Microsoft Helps Drive Completion and Implementation of a New IP Standard

REDMOND, Wash., Oct. 19, 2000 — The Internet Engineering Task Force (IETF) is midway through an estimated 10-year effort to develop a new Internet Protocol (IP). The update is being driven primarily by the fact that the Internet, largely due to the explosion of non-PC devices in recent years, is running out of IP addresses — the codes assigned to every Internet-enabled device, allowing connected systems to find each other.

Although more than 4 billion IP addresses are possible under the current version of the Internet Protocol (IPv4, the network layer of the TCP/IP protocol suite), available addresses will be depleted within a few years if the IP addressing system is not revised. The new protocol, IPv6, will essentially remove the IP address ceiling by converting to 128-bit addresses, thereby freeing the industry to enable as many connected devices, or communication end points, as the market demands.

Microsoft is taking a leadership role in the IPv6 effort on two fronts, according to Tony Hain, program manager for IPv6 at Microsoft. The company is actively participating in the IETF working groups to finalize the new protocol and map out an Internet transition strategy, while helping to promote IPv6 awareness and market readiness as a member of the IPv6 Forum, a consortium of leading computer and communications vendors. In addition, Microsoft is providing timely information and resources to the Windows development community, to ensure that it will be prepared for the impending switch-over.

“Industry standards are the foundation on which a thriving Internet rests, and we’re more than happy to commit time and resources to the standards bodies driving IPv6,”
said Hain, who is also co-chair of the IETF’s IPv6 transition working group.
“Our close involvement puts us in an informed, leading position not only to help define and evangelize the new protocol, but to prepare the Windows development community with IPv6 tools and resources.”

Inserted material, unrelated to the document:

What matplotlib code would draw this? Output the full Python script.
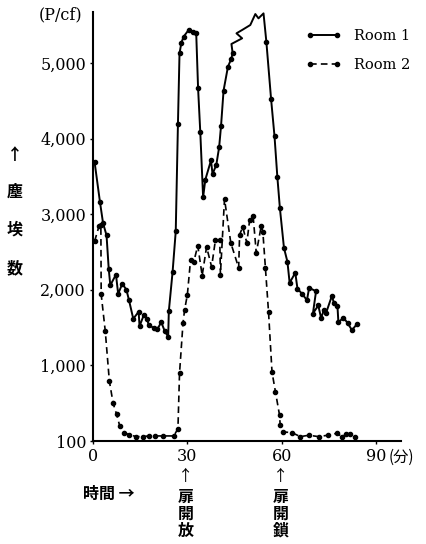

Today at the IPv6 Summit in Washington, D.C., of which Microsoft is a cosponsor, the company announced an update to its technical preview of IPv6 for Windows 2000, which is available on the MSDN Web site . The technical preview, initially distributed in March 2000, gives developers preliminary IPv6 code and additional utilities that will help them prepare their applications for smooth, successful deployment as the industry-wide conversion approaches over the coming years. With these tools, developers can use the new IPv6 protocol stack to begin testing their applications over the
“6Bone”
IPv6-based Internet, on private IPv6 networks or
“tunneled”
over the existing IPv4 Internet.

“Our primary focus has been to keep Windows developers informed about IPv6 and give them the tools to start preparing for the transition,”
Hain said.
“Multiple teams here at Microsoft are working on utilities to make this easy, including a series of ‘scrubbers’ that evaluate code and identify areas that are specific to IPv4 or other old-school IP coding, and recommend how the code should look with IPv6.”

Today’s updated IPv6 preview for Windows 2000 includes an IPv6-enabled version of Internet Explorer 5 and the addition of an .ftp client, a telnet client and server, and wininet.dll. The next release of the Windows 2000 operating system will include the IPv6 protocol and utilities provided with the technical preview, along with enough components to enable developers to prepare their applications for future versions of Windows.

While massively expanding the number of available IP addresses is perhaps the most critical improvement offered by IPv6, the protocol also enables new capabilities. IPv6 enables native peer-to-peer communication as well as autoconfiguration capabilities, which make it possible for a device to identify the network it’s connecting to and obtain access to services automatically, as appropriate for that network.
“It gives devices the ability to recognize where they are and what network they’re on, to more intelligently access the kinds of services users need in that context,”
Hain said.

Unlike the Y2K problem, which had a drop-dead date, a full transition to an IPv6-only Internet will last for years. Many Internet-enabled systems will never be updated and will remain native to IPv4.
“We’re taking into consideration how and when customers are going to move to this new protocol. We will be providing concurrent support for IPv4 for the foreseeable future,”
Hain said.
“So Windows applications will have to assume that any given network is based on IPv4 and be able to tunnel over that, unless the operating system is told specifically by the network that it’s running on IPv6.”

To keep Windows developers fully informed about the status of IPv6 development and planning, Microsoft has been proactively sharing information and code with its Windows development partners via MSDN. According to Hain, Microsoft was one of the first companies to make IPv6 available to developers, and MSDN is the first place developers go to learn about the protocols and technologies. Currently, MSDN contains the IPv6 technology preview, documentation, tools and background information.